Book Review: The Great Godden
Book Review: The Testaments by Margaret Atwood

Book Review: Burning Roses by S. L. Huang

Some sort of emotion welled within Rosa, flowing out with her tears like an unchecked mountain spring—not gladness, exactly, and not unlike a heart-stopping fear, but also something very much like hope.

I have been thinking about my mom a lot over the past week, likely because it was recently her birthday. Trying to make sense of things, of how our relationship changed over time, of what I could have done differently, of what I wish she would’ve been able to do differently. And also just snippets of good memories. I saw one of her closest friends at Costco and I learned a truth about my family that continues to gnaw at me (in a sardonic sort of way…I could only respond to this by thinking of course. Of course.) I dreamed about her once (but since her death my dreams of her have never been peaceful or good; instead, she is somehow alive and furious at me for thinking she could ever die, let alone sending her body to the morgue, and for getting rid of all of her stuff and selling her house) and I made one of the cakes she made a lot during the summers when I was a kid. My heart felt both heavy and buoyed: conflict mixed with the good memories.

(I feel guilty that even though she is gone I am still hampered by the negative thoughts. Shouldn’t I be able to just let it all go and only remember the good things, now that she isn’t here to defend herself or to explain?)

Burning rosesSo perhaps the timing of the novelette Burning Roses by S. L. Huang arriving on my hold shelf was not coincidental.

It tells the story of two characters out of legend, Little Red Riding Hood and Hou Yi the Archer. Both women have grown larger than they began in their respective fairy tales, their stories more intricate and fully lived, dark, and troubled. Now they are each middle-aged, living together and using their respective strengths (gun, bow and arrow) to protect the villagers from whatever monsters come their way. When fire birds arrive, scorching an entire village, they set off on a quest to find the source of the birds so as to stop more from coming.

But this isn’t a book of fairy tales or of quests, even though it contains those. Instead, it is about each character dealing with the mistakes she’s made in her life and figuring out a way to try to atone for them. It is, in fact, a story about beginning to understand, when you are at the end of your usefulness as a mother, the wrong choices you made when you were actively mothering your kids.

(Which is not what I expected at all.)

This is a novelette, so very short (153 pages), and if I summed it up I might just ruin it.
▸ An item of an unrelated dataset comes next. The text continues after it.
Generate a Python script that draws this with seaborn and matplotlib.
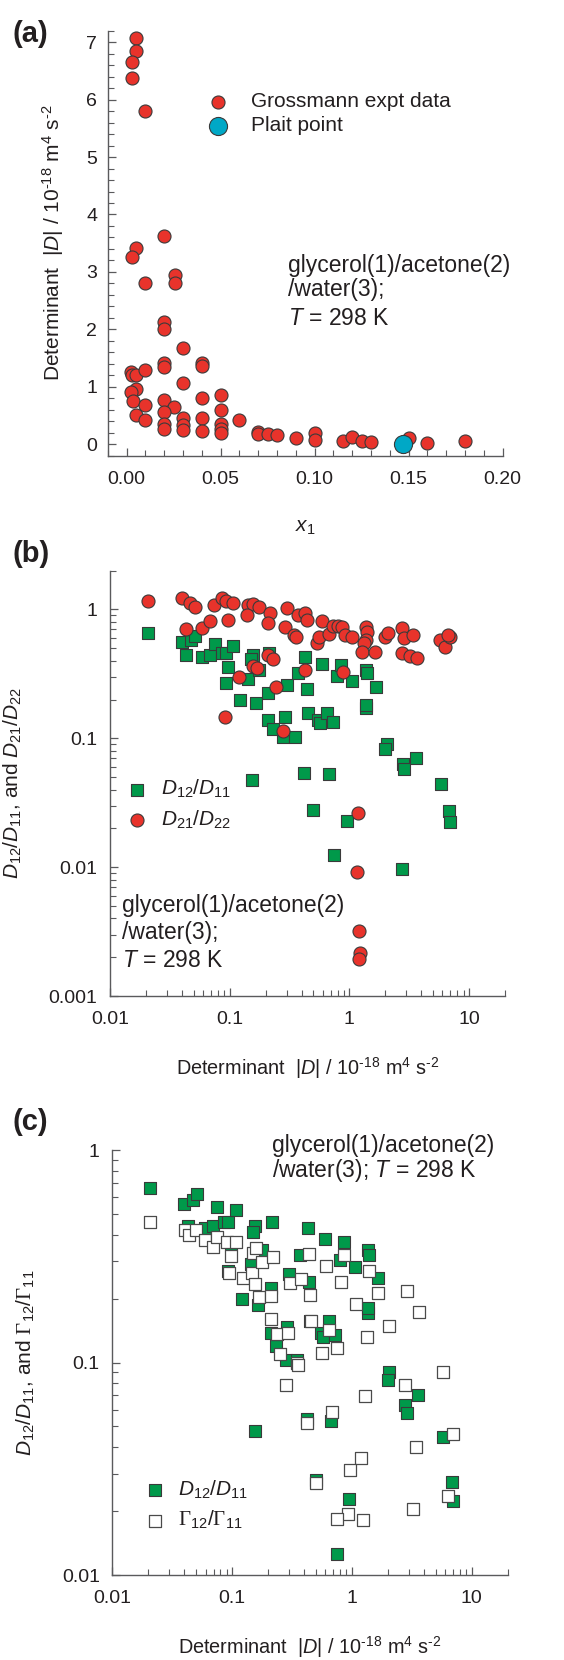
import numpy as np
import pandas as pd
import matplotlib
matplotlib.use("Agg")
import matplotlib.pyplot as plt
import matplotlib.ticker as mticker
import seaborn as sns

# ---------------- data ----------------
# (a) determinant |D| (10^-18 m^4 s^-2) versus glycerol mole fraction x1
a_x1 = [0.0048, 0.005, 0.003, 0.003, 0.010, 0.020, 0.005, 0.003, 0.0097, 0.026,
        0.026, 0.020, 0.020, 0.030, 0.020, 0.020, 0.040, 0.040, 0.0025, 0.0030,
        0.005, 0.010, 0.030, 0.005, 0.0025, 0.0034, 0.010, 0.040, 0.050, 0.020,
        0.0255, 0.020, 0.050, 0.005, 0.010, 0.030, 0.040, 0.060, 0.020, 0.020,
        0.030, 0.030, 0.040, 0.050, 0.050, 0.050, 0.070, 0.070, 0.075, 0.080,
        0.090, 0.100, 0.100, 0.115, 0.120, 0.125, 0.130, 0.150, 0.160, 0.180]
a_det = [7.08, 6.85, 6.65, 6.37, 5.81, 3.63, 3.42, 3.26, 2.80, 2.95,
         2.80, 2.13, 2.00, 1.67, 1.41, 1.35, 1.41, 1.36, 1.26, 1.20,
         1.20, 1.30, 1.07, 0.97, 0.91, 0.75, 0.68, 0.81, 0.85, 0.77,
         0.65, 0.56, 0.60, 0.50, 0.42, 0.45, 0.45, 0.43, 0.36, 0.27,
         0.33, 0.24, 0.23, 0.36, 0.27, 0.20, 0.21, 0.17, 0.17, 0.16,
         0.11, 0.19, 0.08, 0.05, 0.13, 0.05, 0.04, 0.10, 0.02, 0.05]
plait_x1 = [0.147]
plait_det = [0.0]

# (b), (c) D12/D11 versus |D|
d12_det = [0.0206, 0.040, 0.0475, 0.051, 0.043, 0.059, 0.069, 0.075, 0.086, 0.093,
           0.107, 0.0975, 0.093, 0.122, 0.143, 0.156, 0.150, 0.177, 0.166, 0.214,
           0.21, 0.21, 0.232, 0.29, 0.28, 0.35, 0.30, 0.37, 0.43, 0.44,
           0.45, 0.55, 0.57, 0.646, 0.73, 0.594, 0.794, 0.86, 1.06, 1.37,
           1.40, 1.37, 1.37, 1.66, 2.05, 1.99, 2.79, 2.88, 3.58, 5.79,
           6.81, 6.93, 0.155, 0.42, 0.67, 0.50, 0.95, 0.745, 2.77]
d12_ratio = [0.66, 0.56, 0.58, 0.62, 0.44, 0.43, 0.44, 0.54, 0.46, 0.46,
             0.52, 0.36, 0.27, 0.198, 0.29, 0.44, 0.41, 0.34, 0.187, 0.46,
             0.223, 0.138, 0.119, 0.147, 0.103, 0.103, 0.26, 0.32, 0.43, 0.24,
             0.156, 0.138, 0.132, 0.156, 0.134, 0.38, 0.305, 0.37, 0.28, 0.34,
             0.32, 0.171, 0.181, 0.25, 0.090, 0.083, 0.063, 0.058, 0.070, 0.0445,
             0.0273, 0.0223, 0.0478, 0.054, 0.053, 0.0279, 0.0227, 0.0125, 0.0097]

# (b) D21/D22 versus |D|
d21_det = [0.0206, 0.0402, 0.0466, 0.051, 0.043, 0.059, 0.0686, 0.0745, 0.086, 0.093,
           0.107, 0.096, 0.143, 0.158, 0.176, 0.14, 0.217, 0.208, 0.30, 0.375,
           0.426, 0.446, 0.29, 0.347, 0.36, 0.587, 0.54, 0.56, 0.67, 0.735,
           0.81, 0.863, 0.92, 1.06, 1.37, 1.40, 1.37, 1.33, 1.27, 1.64,
           1.99, 2.12, 2.77, 2.88, 3.43, 2.77, 3.21, 3.66, 5.73, 6.3,
           6.93, 6.7, 0.21, 0.229, 0.156, 0.168, 0.12, 0.244, 0.091, 0.277,
           0.427, 0.89, 1.19, 1.15, 1.21, 1.24, 1.21]
d21_ratio = [1.17, 1.22, 1.12, 1.05, 0.70, 0.72, 0.81, 1.09, 1.22, 1.17,
             1.13, 0.83, 1.09, 1.11, 1.05, 0.91, 0.94, 0.78, 1.02, 0.91,
             0.94, 0.83, 0.73, 0.635, 0.61, 0.817, 0.553, 0.61, 0.65, 0.746,
             0.74, 0.73, 0.635, 0.617, 0.73, 0.67, 0.58, 0.547, 0.47, 0.47,
             0.617, 0.66, 0.72, 0.60, 0.635, 0.457, 0.436, 0.418, 0.58, 0.515,
             0.617, 0.635, 0.44, 0.41, 0.365, 0.35, 0.30, 0.25, 0.147, 0.114,
             0.34, 0.325, 0.0263, 0.0091, 0.00318, 0.00214, 0.00195]

# (c) Gamma12/Gamma11 versus |D|
g12_det = [0.0207, 0.0406, 0.0433, 0.050, 0.0598, 0.069, 0.075, 0.091, 0.107, 0.098,
           0.094, 0.123, 0.147, 0.150, 0.157, 0.178, 0.221, 0.155, 0.167, 0.212,
           0.212, 0.235, 0.292, 0.25, 0.35, 0.304, 0.378, 0.448, 0.44, 0.46,
           0.605, 0.645, 0.568, 0.748, 0.81, 0.863, 1.08, 1.40, 1.66, 1.35,
           2.06, 2.89, 3.67, 0.357, 0.28, 5.82, 2.80, 1.29, 0.68, 0.425,
           3.44, 6.99, 1.19, 0.96, 0.50, 6.34, 3.27, 0.92, 0.75, 1.25]
g12_ratio = [0.46, 0.42, 0.40, 0.42, 0.377, 0.35, 0.39, 0.37, 0.37, 0.317,
             0.265, 0.249, 0.265, 0.329, 0.344, 0.298, 0.315, 0.234, 0.204, 0.206,
             0.160, 0.136, 0.138, 0.110, 0.100, 0.236, 0.247, 0.208, 0.324, 0.157,
             0.283, 0.142, 0.111, 0.117, 0.24, 0.32, 0.188, 0.27, 0.213, 0.132,
             0.148, 0.216, 0.172, 0.0975, 0.0785, 0.0907, 0.0785, 0.0696, 0.0587, 0.052,
             0.040, 0.0461, 0.0357, 0.0313, 0.027, 0.0236, 0.0204, 0.0194, 0.0183, 0.0182]

log_major = [0.001, 0.01, 0.1, 1, 10]
lin_xticks = [0.00, 0.05, 0.10, 0.15, 0.20]
lin_yticks = [0, 1, 2, 3, 4, 5, 6, 7]

# ---------------- style ----------------
sns.set_theme(style="ticks")
TXT = "#231f20"
AX = "#5a5a5c"
plt.rcParams.update({
    "font.family": ["Liberation Sans", "DejaVu Sans"],
    "mathtext.fontset": "custom",
    "mathtext.rm": "Liberation Sans",
    "mathtext.it": "Liberation Sans:italic",
    "mathtext.bf": "Liberation Sans:bold",
    "mathtext.sf": "Liberation Serif",
    "text.color": TXT,
    "axes.labelcolor": TXT,
    "xtick.color": AX,
    "ytick.color": AX,
    "xtick.labelcolor": TXT,
    "ytick.labelcolor": TXT,
    "axes.edgecolor": AX,
    "axes.linewidth": 1.0,
})

RED = "#e8332b"
GREEN = "#00994a"
CYAN = "#00a8c6"
EDGE = "#3a3a3a"

W, H = 564, 1660
fig = plt.figure(figsize=(W / 100, H / 100), dpi=100)


def px_axes(left, top, right, bottom):
    return fig.add_axes([left / W, 1 - bottom / H, (right - left) / W, (bottom - top) / H])


def style_ticks(ax, ylabpad, xlabpad):
    ax.tick_params(which="both", direction="in", top=False, right=False)
    ax.tick_params(which="major", length=6, width=0.9, labelsize=14)
    ax.tick_params(which="minor", length=4, width=0.8)
    ax.tick_params(axis="x", which="major", pad=xlabpad)
    ax.tick_params(axis="y", which="major", pad=ylabpad)
    sns.despine(ax=ax)


def fig_text(x, y, s, **kw):
    fig.text(x / W, 1 - y / H, s, **kw)


def log_axis(axis):
    axis.set_major_locator(mticker.FixedLocator(log_major))
    axis.set_major_formatter(mticker.FuncFormatter(lambda v, p: "%g" % v))
    axis.set_minor_locator(mticker.LogLocator(base=10, subs=np.arange(2, 10), numticks=20))
    axis.set_minor_formatter(mticker.NullFormatter())


det_label = r"Determinant  $|D|$ / 10$^{\text{-}18}$ m$^4$ s$^{\text{-}2}$"

# ---------------- (a) ----------------
axa = px_axes(107.7, 30.7, 502.7, 455.7)
sns.scatterplot(x=a_x1, y=a_det, ax=axa, marker="o", s=88, color=RED,
                edgecolor=EDGE, linewidth=0.8, label="Grossmann expt data", zorder=3)
sns.scatterplot(x=plait_x1, y=plait_det, ax=axa, marker="o", s=170, color=CYAN,
                edgecolor=EDGE, linewidth=0.8, label="Plait point", zorder=4)
axa.set_xlim(-0.01, 0.20)
axa.set_ylim(-0.2, 7.2)
axa.xaxis.set_major_locator(mticker.FixedLocator(lin_xticks))
axa.xaxis.set_major_formatter(mticker.FuncFormatter(lambda v, p: "%.2f" % v))
axa.xaxis.set_minor_locator(mticker.MultipleLocator(0.01))
axa.yaxis.set_major_locator(mticker.FixedLocator(lin_yticks))
axa.yaxis.set_minor_locator(mticker.MultipleLocator(0.2))
style_ticks(axa, 7.5, 11)
axa.set_xlabel(r"$x_1$", fontsize=15, va="center")
axa.xaxis.set_label_coords(0.5, -0.170)
axa.set_ylabel(det_label, fontsize=15, va="center")
axa.yaxis.set_label_coords(-0.1385, 0.5)
axa.legend(loc="center left", bbox_to_anchor=(0.253, 0.805), frameon=False,
           fontsize=15, borderpad=0, borderaxespad=0, handlelength=1.0,
           handletextpad=1.1, labelspacing=0.25)
fig_text(288.3, 271.7, "glycerol(1)/acetone(2)", fontsize=16.5, va="baseline")
fig_text(288.3, 296.0, "/water(3);", fontsize=16.5, va="baseline")
fig_text(288.3, 325.0, r"$T$ = 298 K", fontsize=16.5, va="baseline")
fig_text(12, 34, "(a)", fontsize=21, fontweight="bold", va="center")

# ---------------- (b) ----------------
axb = px_axes(110, 570.7, 505, 996)
axb.set_xscale("log")
axb.set_yscale("log")
sns.scatterplot(x=d12_det, y=d12_ratio, ax=axb, marker="s", s=72, color=GREEN,
                edgecolor=EDGE, linewidth=0.8, label=r"$D_{12}/D_{11}$", zorder=3)
sns.scatterplot(x=d21_det, y=d21_ratio, ax=axb, marker="o", s=88, color=RED,
                edgecolor=EDGE, linewidth=0.8, label=r"$D_{21}/D_{22}$", zorder=4)
axb.set_xlim(0.01, 20)
axb.set_ylim(0.001, 2)
log_axis(axb.xaxis)
log_axis(axb.yaxis)
style_ticks(axb, 9, 11)
axb.set_xlabel(det_label, fontsize=14.3, va="center")
axb.xaxis.set_label_coords(0.5, -0.169)
axb.set_ylabel(r"$D_{12}/D_{11}$, and $D_{21}/D_{22}$", fontsize=15, va="center")
axb.yaxis.set_label_coords(-0.2456, 0.5)
axb.legend(loc="center left", bbox_to_anchor=(0.042, 0.45), frameon=False,
           fontsize=15, borderpad=0, borderaxespad=0, handlelength=1.0,
           handletextpad=0.65, labelspacing=0.4)
fig_text(121.7, 911.7, "glycerol(1)/acetone(2)", fontsize=16.5, va="baseline")
fig_text(121.7, 939.3, "/water(3);", fontsize=16.5, va="baseline")
fig_text(121.7, 966.7, r"$T$ = 298 K", fontsize=16.5, va="baseline")
fig_text(12, 554, "(b)", fontsize=21, fontweight="bold", va="center")

# ---------------- (c) ----------------
axc = px_axes(112.3, 1150, 507.7, 1575)
axc.set_xscale("log")
axc.set_yscale("log")
c_lo, c_hi = 0.01, 1
# only points inside the plotted range are drawn in this panel
in_c = [(d, r) for d, r in zip(d12_det, d12_ratio) if c_lo <= r <= c_hi]
sns.scatterplot(x=[d for d, r in in_c], y=[r for d, r in in_c], ax=axc, marker="s",
                s=72, color=GREEN, edgecolor=EDGE, linewidth=0.8,
                label=r"$D_{12}/D_{11}$", zorder=3)
sns.scatterplot(x=g12_det, y=g12_ratio, ax=axc, marker="s", s=72, color="white",
                edgecolor="#4a4a4a", linewidth=0.9,
                label=r"$\mathsf{\Gamma}_{12}/\mathsf{\Gamma}_{11}$", zorder=4)
axc.set_xlim(0.01, 20)
axc.set_ylim(c_lo, c_hi)
log_axis(axc.xaxis)
log_axis(axc.yaxis)
style_ticks(axc, 9, 11)
axc.set_xlabel(det_label, fontsize=14.3, va="center")
axc.xaxis.set_label_coords(0.5, -0.169)
axc.set_ylabel(r"$D_{12}/D_{11}$, and $\mathsf{\Gamma}_{12}/\mathsf{\Gamma}_{11}$",
               fontsize=15, va="center")
axc.yaxis.set_label_coords(-0.2195, 0.5)
axc.legend(loc="center left", bbox_to_anchor=(0.082, 0.165), frameon=False,
           fontsize=15, borderpad=0, borderaxespad=0, handlelength=1.0,
           handletextpad=0.6, labelspacing=0.4)
fig_text(271.7, 1151.7, "glycerol(1)/acetone(2)", fontsize=16.5, va="baseline")
fig_text(271.7, 1176.7, r"/water(3); $T$ = 298 K", fontsize=16.5, va="baseline")
fig_text(12, 1122.5, "(c)", fontsize=21, fontweight="bold", va="center")

fig.savefig("out.png", dpi=100)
So instead I will say how it made me feel.

It is a book that brought me a sense of relief—peace, nearly—about both my relationship with my mom and my relationship with my own mothering.

Because isn’t it so deeply entwined, the way your mom mothered you, the way you mother your own children. You learn how to be a mom, in part, by the woman who mothered you. And I believe we all have things that we think “I’m going to do this differently than my mom did.” When I first had Haley, I knew I would be a fantastic mom. I would give her exactly what I had needed but not received as a child. And of course, as the years went by and I did my best, I made mistake after mistake anyway. I was an imperfect mother raised by an imperfect mother. “She’d regretted every toxic part of herself and her past with vicious self-loathing,” Rosa realizes, which is a realization I have had about myself as well. I didn’t want to be toxic, to make mistakes, to cause any damage, but I still did.

Maybe my own mom also had that regret.

“Love, even more than hate, could always sharpen anger to the keenest of points.” If I didn’t love my mom, I wouldn’t have this anger still with me. Actual love must be about the whole person, not just the good parts; it has to be about knowing—seeing—the flaws, too, but carrying on anyway, and that is complicated and messy. Anger follows. Even after they are gone, or at least for me.

When I finished the book, as I was closing it, I felt…I felt a lifting. A sense of forgiveness, or maybe just the first step towards it, for my mom. Like Rosa and Hou Yi—like myself—she made mistakes. Considering her biggest mistake, Rosa realizes it was “only a clumsy, flawed decision, like so many others along the twisting path that had brought her here.” Not every choice was wrong, not everything was bad, and nothing was truly horrible. My mom, and Rosa, and Hou Yi, loved her children but also wounded them.

I did, too.

There isn’t ever a moment in the book when this is explicitly spelled out, but what it left me thinking was this: mothers always make mistakes, but trying to hide from them or to keep them hidden is impossible. This is because mothering is difficult, and it is difficult because we love our children. And so while we can’t hide our mistakes—while we have to look at them and process them—we can keep working. We can keep trying. We can never give up on loving.

Near the end of the story, Rosa realizes that she “only had the tail end of a single lifetime, but she thought it might be just enough.” I don’t have that tail end left with my own mom, but I do with my children. I know that despite my good intentions I will continue making mistakes, but I will also keep trying.

So maybe this book also brought me a bit of self-forgiveness as well.

Book #4 of my Summer Reading Challenge.